Like Calls to Like

Dear Friends,

Today our guest writer is Will Bradshaw. Will appeared in our lives about 7 years ago, first as a student, then apprentice…and now he’s so busy with his own performing career and his work for David Copperfield and MagicFlix, that we don’t get to see nearly as much of him as we would like. He has been working directly with our students for the Last 7 years, has consulted for award-winning Vegas magic shows on the Strip, and worked directly for the largest names in the magic world.

As a young and talented magician, “on the rise,” Will has a perspective on our art and profession that may be of special interest to you. Enjoy!

Like Calls to Like
By Will Bradshaw

As I move forward in my career as an entertainer, I find myself pondering more and more often this question: if I had to choose, do I want to be liked or respected.
 
As a performing artist, I am naturally drawn to the stage out of a desire to be liked. The applause, validation of our peers and mentors, that shake of the hand and hearing “That was incredible.”
 
I want to be liked… no, more than that I want to be loved and the stage is the place I found that.

However, there is a sinister trap looming beyond the shiny facade of validation, thrown roses, and the standing ovation. When our desire for a wisp of a moment of love is more important than our sense of self, we fall into a place where our art, passions, and lives suffer.

Over the last 5 years I have lived in Las Vegas I have met more and more famous magicians, entertainers, and powerhouses of business–and I have found, time after time, that being respected is more important by far to them than being liked. This is why I think that is.

It comes down to value.

By demanding respect, you are telling the world your Art, your Magic, YOU provide Value. And when you provide value, you are no longer willing to receive less than that value for your services. It takes courage to say, “I provide this much value to you, and for that I require X,” and if the people you are interacting with aren’t willing to provide that, then you are willing to walk because you know what you are doing and what you are worth, and that matters. People will only respect you and your show as much as you do.

RESPECT=VALUE

So be willing to set boundaries in your show,and ask for what you need. Respect yourself and you will find others will respect you as well, because you will remove those who do not show you respect out of your life.

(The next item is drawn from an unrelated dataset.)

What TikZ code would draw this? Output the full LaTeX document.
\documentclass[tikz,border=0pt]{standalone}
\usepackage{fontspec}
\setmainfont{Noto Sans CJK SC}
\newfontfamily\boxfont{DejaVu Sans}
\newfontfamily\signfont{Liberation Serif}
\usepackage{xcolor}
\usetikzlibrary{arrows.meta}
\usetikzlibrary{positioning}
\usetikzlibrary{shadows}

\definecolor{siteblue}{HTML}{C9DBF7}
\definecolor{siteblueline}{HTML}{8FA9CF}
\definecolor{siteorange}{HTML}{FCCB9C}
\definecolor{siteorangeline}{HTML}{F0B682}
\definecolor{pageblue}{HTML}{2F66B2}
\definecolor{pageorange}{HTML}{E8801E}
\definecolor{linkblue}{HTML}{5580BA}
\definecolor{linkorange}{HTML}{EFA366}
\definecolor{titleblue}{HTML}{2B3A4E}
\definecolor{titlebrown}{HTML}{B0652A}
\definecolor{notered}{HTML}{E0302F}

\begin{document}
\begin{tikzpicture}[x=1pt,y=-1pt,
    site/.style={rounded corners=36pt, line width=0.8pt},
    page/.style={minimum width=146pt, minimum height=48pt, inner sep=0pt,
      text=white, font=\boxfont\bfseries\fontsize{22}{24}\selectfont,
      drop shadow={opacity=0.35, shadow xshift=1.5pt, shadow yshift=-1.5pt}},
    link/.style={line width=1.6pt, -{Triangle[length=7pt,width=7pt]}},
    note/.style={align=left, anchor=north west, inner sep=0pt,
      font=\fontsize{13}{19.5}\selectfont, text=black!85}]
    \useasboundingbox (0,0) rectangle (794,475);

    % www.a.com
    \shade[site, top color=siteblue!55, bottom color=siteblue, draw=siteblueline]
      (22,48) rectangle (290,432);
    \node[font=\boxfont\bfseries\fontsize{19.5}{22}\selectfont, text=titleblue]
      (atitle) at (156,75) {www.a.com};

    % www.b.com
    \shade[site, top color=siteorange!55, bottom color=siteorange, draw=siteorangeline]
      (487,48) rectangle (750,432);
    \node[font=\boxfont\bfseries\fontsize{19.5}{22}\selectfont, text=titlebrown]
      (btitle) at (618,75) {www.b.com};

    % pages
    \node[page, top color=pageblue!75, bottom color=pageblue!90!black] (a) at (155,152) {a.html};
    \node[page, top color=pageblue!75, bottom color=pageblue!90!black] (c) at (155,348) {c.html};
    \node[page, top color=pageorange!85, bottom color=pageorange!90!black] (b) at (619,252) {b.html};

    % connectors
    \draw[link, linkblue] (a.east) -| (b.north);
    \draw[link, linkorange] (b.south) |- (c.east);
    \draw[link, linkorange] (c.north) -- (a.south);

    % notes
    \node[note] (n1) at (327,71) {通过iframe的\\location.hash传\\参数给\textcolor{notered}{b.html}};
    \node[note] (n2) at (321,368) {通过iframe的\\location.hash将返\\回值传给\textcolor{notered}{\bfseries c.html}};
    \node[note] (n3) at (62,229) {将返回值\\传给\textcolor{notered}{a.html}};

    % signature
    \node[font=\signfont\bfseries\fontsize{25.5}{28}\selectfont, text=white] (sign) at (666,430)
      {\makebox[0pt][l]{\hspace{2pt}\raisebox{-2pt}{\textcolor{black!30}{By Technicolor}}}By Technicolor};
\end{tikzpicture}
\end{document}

But how do we show respect for our show? Well these are the things I do to respect my performance; I hope you find them helpful, and if there are more things you think of, reach out to me on the forums. Open the discussion, share your feelings and experiences, because when we start talking about how to show respect, we are more likely to ask for it.

Know what your needs are: I, the performer who crafted the show that the client is about to purchase, and who has performed it hundreds if not thousands of times, know what makes my show work better than someone who is purchasing my services the first time. I know what will make it highly successful, and what will cause it to tank. So ask yourself… what do you need to perform at your BEST–and start from there. Ask yourself…

  • How much space do you need?
  • Does your performance work better on a stage, if so, how high?
  • Do you need a Mic?
  • If performing for birthdays, does your show work better before or after cake?
  • Do you need a space to set up?

The list goes on and on. Asking yourself these questions and having the answers WRITTEN DOWN is the first step in being treated with respect. All these items won’t be available for each show, but by starting with what will make your show the best and working down from there, instead of fighting for every scrap of help, you will get more respect because you are fighting for the best show possible. Know the difference between what you NEED, and what you would LIKE. Being willing to ask for what you need, and being willing to turn down a gig if it is not given, will mean you are performing at your best, and will give yourself that edge that will move your show to the next level.

Treat your props/Venue well: This is the idea of giving respect to get respect. If you treat the world around you with respect people learn that that is the type of behavior that is appropriate when dealing with you. The same works in reverse. When you arrive at the venue and your costume looks trashed and your props are falling apart, you’re telling the world that you don’t give your show respect, so you will be less likely to receive it. In addition, if you leave junk around backstage, make messes, and don’t have a way to make cleanup easy, you show the person hiring you that you don’t respect them, and suddenly you will no longer get called to perform there again.

Arrive on time/Deal honestly: This is the same giving of respect to get respect as above, but much more direct in action. When you arrive on time you are telling the people who are meeting you that you respect their time, and time is ultimately the most valuable resource we have. Dealing honestly and directly with the people you interact with shows that you are not trying to pull a fast one over them,and that you desire clear communication. The best way to get it is to give it.

We all crave being liked–the applause, the “Thank you so much”–but getting that is a trade for performing at your best. In spaces where your work is sub-par, if you lack respect for your show and yourself, you will eventually drain yourself, and that will lead to unsatisfying gig after unsatisfying gig–and ultimately an unsatisfactory life. So go out and get respect, because each and every one of you deserve it.